MY soul, behold in the sufferings of Job, what is, and deservedly ought to be, the lot of human nature. Born in sin, and therefore born to sorrow. And shall a living man complain, a man for the punishment of his sins? Job stands forth, in this instance, a living monument of what our nature, universally speaking, is exposed to. And but for the interposition of grace, in the mercy and love of GOD our FATHER, in giving his dear Son, and the Son of GOD in coming, and the HOLY SPIRIT in bringing poor sinners acquainted with this rich salvation, all the temporal distresses of Job, aggravated by everlasting sorrows to have followed, would have been our portion forever. Oh! what shall we render to GOD for his mercies! Thanks, thanks be unto GOD for his unspeakable gift!

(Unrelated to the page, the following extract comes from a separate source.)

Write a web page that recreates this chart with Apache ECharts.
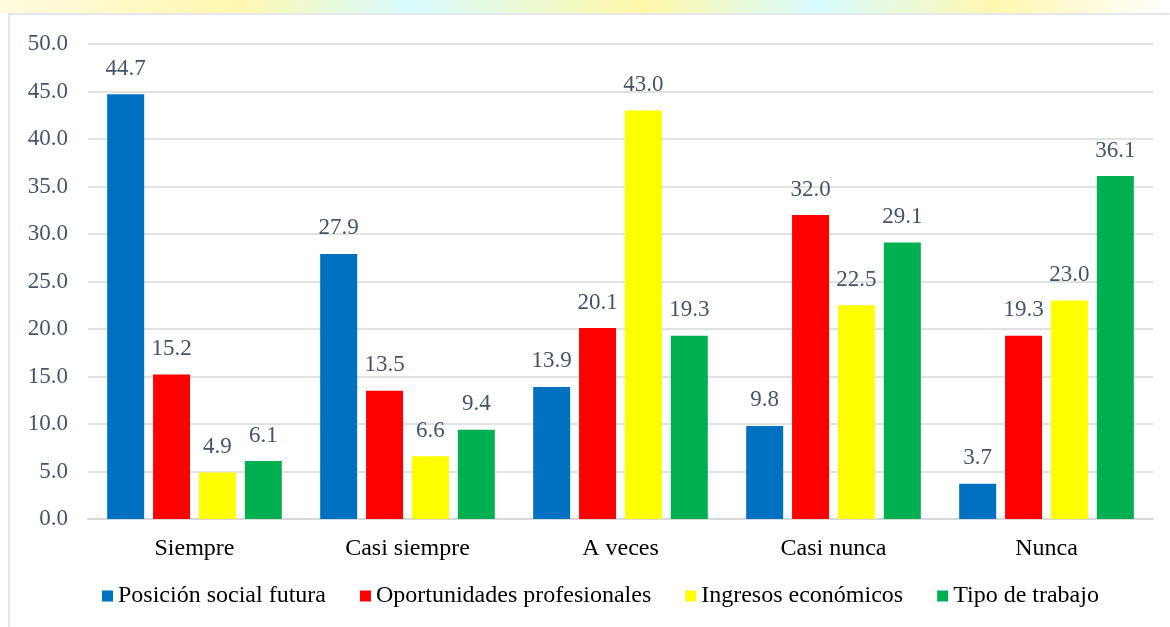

But my soul, while contemplating the sorrows of Job, and the gracious interposition of heaven to soften and remove them, wilt thou not again and again look at JESUS; while reading Job's misery, and, in so lively a type of thy suffering Redeemer, feel all thy tender and affectionate powers going forth in love, and praise, and attachment, and obedience to thy blessed and adored Saviour? Did JESUS, in the days of his flesh, endure the contradiction of sinners against himself, that his people might not be weary, and faint in mind? Oh! thou LAMB of GOD! how didst thou, in thy debased and low estate, submit to all indignities, griefs, sorrows, wounds, bruises! Who shall describe the dreadful pangs, and agonies like those of a travailing woman when bringing forth, in the garden and on the cross, the delivery of thy people from everlasting slavery and eternal death. Oh, precious GOD! thou shalt see the travail of thy soul, for so the FATHER promised, and be satisfied. Thou shalt justify many. The dew of thy birth shall be as the womb of the morning. And now, blessed Redeemer, having by thy death delivered thy redeemed from death, and by rising to life again having begotten them to everlasting life: now thou rememberest no more the anguish of thy travailing pains in redemption work, for joy that thy children are born into the world of grace, and shall hereafter be with thee in glory. Amen.